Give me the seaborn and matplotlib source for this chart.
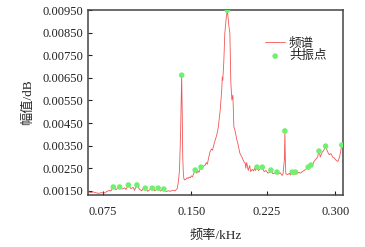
import numpy as np
import pandas as pd
import seaborn as sns
import matplotlib.pyplot as plt
from matplotlib.ticker import FixedLocator, FormatStrFormatter

# spectrum (kHz, amplitude)
freq = [0.064, 0.066, 0.068, 0.070, 0.072, 0.074, 0.076, 0.078, 0.080, 0.081,
        0.083, 0.085, 0.086, 0.088, 0.090, 0.092, 0.093, 0.095, 0.097, 0.099,
        0.100, 0.102, 0.104, 0.106, 0.107, 0.109, 0.111, 0.113, 0.115, 0.117,
        0.120, 0.122, 0.125, 0.127, 0.129, 0.131, 0.133, 0.135, 0.137, 0.138,
        0.139, 0.140, 0.141, 0.1415, 0.142, 0.1425, 0.143, 0.1435, 0.145, 0.146,
        0.147, 0.148, 0.149, 0.150, 0.151, 0.152, 0.1535, 0.155, 0.156, 0.157,
        0.159, 0.160, 0.161, 0.163, 0.164, 0.165, 0.166, 0.1675, 0.169, 0.170,
        0.172, 0.174, 0.1755, 0.1775, 0.179, 0.1795, 0.180, 0.181, 0.182, 0.1835,
        0.1845, 0.186, 0.187, 0.188, 0.189, 0.190, 0.191, 0.192, 0.194, 0.195,
        0.197, 0.199, 0.200, 0.2015, 0.2025, 0.203, 0.204, 0.2055, 0.207, 0.208,
        0.2095, 0.211, 0.212, 0.213, 0.2145, 0.216, 0.218, 0.220, 0.222, 0.224,
        0.226, 0.228, 0.229, 0.231, 0.233, 0.2355, 0.237, 0.239, 0.241, 0.242,
        0.2435, 0.244, 0.2445, 0.245, 0.247, 0.249, 0.250, 0.252, 0.254, 0.2555,
        0.257, 0.259, 0.261, 0.263, 0.265, 0.267, 0.2695, 0.271, 0.2725, 0.274,
        0.276, 0.278, 0.280, 0.2815, 0.283, 0.285, 0.287, 0.289, 0.291, 0.293,
        0.295, 0.297, 0.299, 0.301, 0.303, 0.305, 0.3075]
amp = [0.00146, 0.00143, 0.00145, 0.00141, 0.00139, 0.00142, 0.00140, 0.00147, 0.00152, 0.00149,
       0.00167, 0.00155, 0.00160, 0.00167, 0.00158, 0.00163, 0.00156, 0.00176, 0.00160, 0.00165,
       0.00152, 0.00176, 0.00158, 0.00150, 0.00160, 0.00162, 0.00148, 0.00156, 0.00162, 0.00150,
       0.00162, 0.00149, 0.00158, 0.00147, 0.00150, 0.00148, 0.00153, 0.00150, 0.00160, 0.00190,
       0.00240, 0.00400, 0.00662, 0.00500, 0.00300, 0.00230, 0.00205, 0.00198, 0.00202, 0.00208,
       0.00205, 0.00211, 0.00208, 0.00216, 0.00212, 0.00225, 0.00242, 0.00228, 0.00238, 0.00232,
       0.00255, 0.00245, 0.00258, 0.00264, 0.00275, 0.00268, 0.00290, 0.00322, 0.00335, 0.00330,
       0.00366, 0.00395, 0.00428, 0.00508, 0.00600, 0.00654, 0.00640, 0.00720, 0.00848, 0.00920,
       0.00950, 0.00880, 0.00848, 0.00627, 0.00552, 0.00574, 0.00433, 0.00420, 0.00375, 0.00360,
       0.00317, 0.00300, 0.00290, 0.00275, 0.00273, 0.00250, 0.00275, 0.00240, 0.00262, 0.00235,
       0.00245, 0.00238, 0.00250, 0.00240, 0.00255, 0.00240, 0.00248, 0.00255, 0.00235, 0.00240,
       0.00228, 0.00232, 0.00242, 0.00226, 0.00228, 0.00233, 0.00224, 0.00230, 0.00218, 0.00225,
       0.00290, 0.00415, 0.00290, 0.00225, 0.00222, 0.00228, 0.00220, 0.00233, 0.00222, 0.00233,
       0.00224, 0.00232, 0.00228, 0.00236, 0.00240, 0.00246, 0.00255, 0.00250, 0.00264, 0.00262,
       0.00280, 0.00290, 0.00300, 0.00326, 0.00300, 0.00320, 0.00330, 0.00348, 0.00325, 0.00310,
       0.00315, 0.00300, 0.00295, 0.00285, 0.00280, 0.00300, 0.00353]

# resonance points
peak_freq = [0.083, 0.088, 0.095, 0.102, 0.109, 0.115, 0.120, 0.125, 0.141, 0.1535,
             0.159, 0.1845, 0.2145, 0.220, 0.229, 0.2355, 0.244, 0.252, 0.2555, 0.2695,
             0.2725, 0.2815, 0.289, 0.3075]
peak_amp = [0.00167, 0.00167, 0.00176, 0.00176, 0.00162, 0.00162, 0.00162, 0.00158, 0.00662, 0.00242,
            0.00255, 0.00950, 0.00255, 0.00255, 0.00242, 0.00233, 0.00415, 0.00233, 0.00233, 0.00255,
            0.00264, 0.00326, 0.00348, 0.00353]

xticks = [0.075, 0.150, 0.225, 0.300]
yticks = [0.0015, 0.0025, 0.0035, 0.0045, 0.0055, 0.0065, 0.0075, 0.0085, 0.0095]

spec = pd.DataFrame({"f": freq, "a": amp})
peaks = pd.DataFrame({"f": peak_freq, "a": peak_amp})

sns.set_style("ticks")
plt.rcParams["font.family"] = ["Liberation Serif", "Noto Sans CJK SC"]

fig = plt.figure(figsize=(3.65, 2.47), dpi=100)
ax = fig.add_axes([0.241, 0.21, 0.699, 0.749])

sns.lineplot(data=spec, x="f", y="a", ax=ax, color="#f25555", lw=0.6, label="频谱")
sns.scatterplot(data=peaks, x="f", y="a", ax=ax, color="#70f070", s=16,
                edgecolor="none", label="共振点", zorder=3)

# the original x axis is slightly compressed to the right
ax.set_xscale("function", functions=(lambda x: np.sign(x) * np.abs(x) ** 0.7,
                                     lambda x: np.sign(x) * np.abs(x) ** (1 / 0.7)))
ax.set_xlim(0.064, 0.309)
ax.set_ylim(0.00131, 0.0095)
ax.xaxis.set_major_locator(FixedLocator(xticks))
ax.xaxis.set_minor_locator(FixedLocator([]))
ax.xaxis.set_major_formatter(FormatStrFormatter("%.3f"))
ax.set_yticks(yticks)
ax.yaxis.set_major_formatter(FormatStrFormatter("%.5f"))
ax.tick_params(direction="in", length=3, width=0.8, labelsize=9, colors="#222222",
               top=False, right=False)
ax.tick_params(axis="x", pad=8)
for s in ax.spines.values():
    s.set_color("#444444")
    s.set_linewidth(1.1)

ax.set_xlabel("频率/kHz", fontsize=9.5, labelpad=8)
ax.set_ylabel("幅值/dB", fontsize=9.5, labelpad=6)

ax.legend(loc="upper left", bbox_to_anchor=(0.67, 0.885), frameon=False, fontsize=9,
          handlelength=1.6, handletextpad=0.3, labelspacing=0.05, borderpad=0)

fig.savefig("out.png", dpi=100)
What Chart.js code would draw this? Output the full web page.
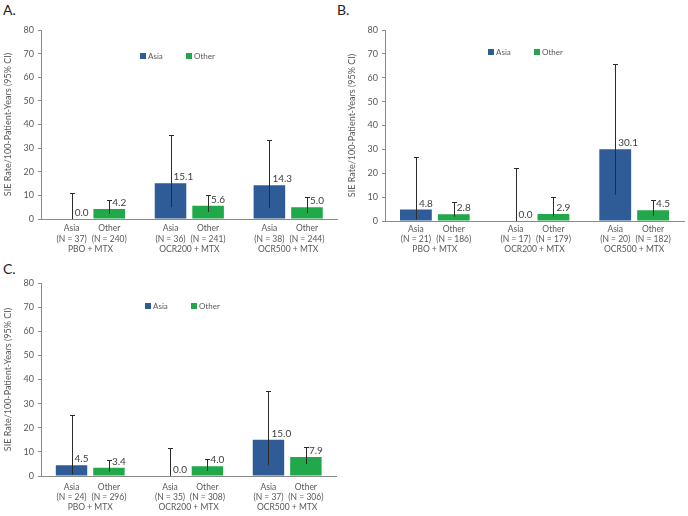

....................

*What to produce*.
Each entry should be repeated exactly as it appears; the pictures stay out.

*Full output*.
Give me the seaborn and matplotlib source for this chart.
import numpy as np
import pandas as pd
import seaborn as sns
import matplotlib.pyplot as plt
from matplotlib.ticker import FixedLocator, FormatStrFormatter

# spectrum (kHz, amplitude)
freq = [0.064, 0.066, 0.068, 0.070, 0.072, 0.074, 0.076, 0.078, 0.080, 0.081,
        0.083, 0.085, 0.086, 0.088, 0.090, 0.092, 0.093, 0.095, 0.097, 0.099,
        0.100, 0.102, 0.104, 0.106, 0.107, 0.109, 0.111, 0.113, 0.115, 0.117,
        0.120, 0.122, 0.125, 0.127, 0.129, 0.131, 0.133, 0.135, 0.137, 0.138,
        0.139, 0.140, 0.141, 0.1415, 0.142, 0.1425, 0.143, 0.1435, 0.145, 0.146,
        0.147, 0.148, 0.149, 0.150, 0.151, 0.152, 0.1535, 0.155, 0.156, 0.157,
        0.159, 0.160, 0.161, 0.163, 0.164, 0.165, 0.166, 0.1675, 0.169, 0.170,
        0.172, 0.174, 0.1755, 0.1775, 0.179, 0.1795, 0.180, 0.181, 0.182, 0.1835,
        0.1845, 0.186, 0.187, 0.188, 0.189, 0.190, 0.191, 0.192, 0.194, 0.195,
        0.197, 0.199, 0.200, 0.2015, 0.2025, 0.203, 0.204, 0.2055, 0.207, 0.208,
        0.2095, 0.211, 0.212, 0.213, 0.2145, 0.216, 0.218, 0.220, 0.222, 0.224,
        0.226, 0.228, 0.229, 0.231, 0.233, 0.2355, 0.237, 0.239, 0.241, 0.242,
        0.2435, 0.244, 0.2445, 0.245, 0.247, 0.249, 0.250, 0.252, 0.254, 0.2555,
        0.257, 0.259, 0.261, 0.263, 0.265, 0.267, 0.2695, 0.271, 0.2725, 0.274,
        0.276, 0.278, 0.280, 0.2815, 0.283, 0.285, 0.287, 0.289, 0.291, 0.293,
        0.295, 0.297, 0.299, 0.301, 0.303, 0.305, 0.3075]
amp = [0.00146, 0.00143, 0.00145, 0.00141, 0.00139, 0.00142, 0.00140, 0.00147, 0.00152, 0.00149,
       0.00167, 0.00155, 0.00160, 0.00167, 0.00158, 0.00163, 0.00156, 0.00176, 0.00160, 0.00165,
       0.00152, 0.00176, 0.00158, 0.00150, 0.00160, 0.00162, 0.00148, 0.00156, 0.00162, 0.00150,
       0.00162, 0.00149, 0.00158, 0.00147, 0.00150, 0.00148, 0.00153, 0.00150, 0.00160, 0.00190,
       0.00240, 0.00400, 0.00662, 0.00500, 0.00300, 0.00230, 0.00205, 0.00198, 0.00202, 0.00208,
       0.00205, 0.00211, 0.00208, 0.00216, 0.00212, 0.00225, 0.00242, 0.00228, 0.00238, 0.00232,
       0.00255, 0.00245, 0.00258, 0.00264, 0.00275, 0.00268, 0.00290, 0.00322, 0.00335, 0.00330,
       0.00366, 0.00395, 0.00428, 0.00508, 0.00600, 0.00654, 0.00640, 0.00720, 0.00848, 0.00920,
       0.00950, 0.00880, 0.00848, 0.00627, 0.00552, 0.00574, 0.00433, 0.00420, 0.00375, 0.00360,
       0.00317, 0.00300, 0.00290, 0.00275, 0.00273, 0.00250, 0.00275, 0.00240, 0.00262, 0.00235,
       0.00245, 0.00238, 0.00250, 0.00240, 0.00255, 0.00240, 0.00248, 0.00255, 0.00235, 0.00240,
       0.00228, 0.00232, 0.00242, 0.00226, 0.00228, 0.00233, 0.00224, 0.00230, 0.00218, 0.00225,
       0.00290, 0.00415, 0.00290, 0.00225, 0.00222, 0.00228, 0.00220, 0.00233, 0.00222, 0.00233,
       0.00224, 0.00232, 0.00228, 0.00236, 0.00240, 0.00246, 0.00255, 0.00250, 0.00264, 0.00262,
       0.00280, 0.00290, 0.00300, 0.00326, 0.00300, 0.00320, 0.00330, 0.00348, 0.00325, 0.00310,
       0.00315, 0.00300, 0.00295, 0.00285, 0.00280, 0.00300, 0.00353]

# resonance points
peak_freq = [0.083, 0.088, 0.095, 0.102, 0.109, 0.115, 0.120, 0.125, 0.141, 0.1535,
             0.159, 0.1845, 0.2145, 0.220, 0.229, 0.2355, 0.244, 0.252, 0.2555, 0.2695,
             0.2725, 0.2815, 0.289, 0.3075]
peak_amp = [0.00167, 0.00167, 0.00176, 0.00176, 0.00162, 0.00162, 0.00162, 0.00158, 0.00662, 0.00242,
            0.00255, 0.00950, 0.00255, 0.00255, 0.00242, 0.00233, 0.00415, 0.00233, 0.00233, 0.00255,
            0.00264, 0.00326, 0.00348, 0.00353]

xticks = [0.075, 0.150, 0.225, 0.300]
yticks = [0.0015, 0.0025, 0.0035, 0.0045, 0.0055, 0.0065, 0.0075, 0.0085, 0.0095]

spec = pd.DataFrame({"f": freq, "a": amp})
peaks = pd.DataFrame({"f": peak_freq, "a": peak_amp})

sns.set_style("ticks")
plt.rcParams["font.family"] = ["Liberation Serif", "Noto Sans CJK SC"]

fig = plt.figure(figsize=(3.65, 2.47), dpi=100)
ax = fig.add_axes([0.241, 0.21, 0.699, 0.749])

sns.lineplot(data=spec, x="f", y="a", ax=ax, color="#f25555", lw=0.6, label="频谱")
sns.scatterplot(data=peaks, x="f", y="a", ax=ax, color="#70f070", s=16,
                edgecolor="none", label="共振点", zorder=3)

# the original x axis is slightly compressed to the right
ax.set_xscale("function", functions=(lambda x: np.sign(x) * np.abs(x) ** 0.7,
                                     lambda x: np.sign(x) * np.abs(x) ** (1 / 0.7)))
ax.set_xlim(0.064, 0.309)
ax.set_ylim(0.00131, 0.0095)
ax.xaxis.set_major_locator(FixedLocator(xticks))
ax.xaxis.set_minor_locator(FixedLocator([]))
ax.xaxis.set_major_formatter(FormatStrFormatter("%.3f"))
ax.set_yticks(yticks)
ax.yaxis.set_major_formatter(FormatStrFormatter("%.5f"))
ax.tick_params(direction="in", length=3, width=0.8, labelsize=9, colors="#222222",
               top=False, right=False)
ax.tick_params(axis="x", pad=8)
for s in ax.spines.values():
    s.set_color("#444444")
    s.set_linewidth(1.1)

ax.set_xlabel("频率/kHz", fontsize=9.5, labelpad=8)
ax.set_ylabel("幅值/dB", fontsize=9.5, labelpad=6)

ax.legend(loc="upper left", bbox_to_anchor=(0.67, 0.885), frameon=False, fontsize=9,
          handlelength=1.6, handletextpad=0.3, labelspacing=0.05, borderpad=0)

fig.savefig("out.png", dpi=100)
What Chart.js code would draw this? Output the full web page.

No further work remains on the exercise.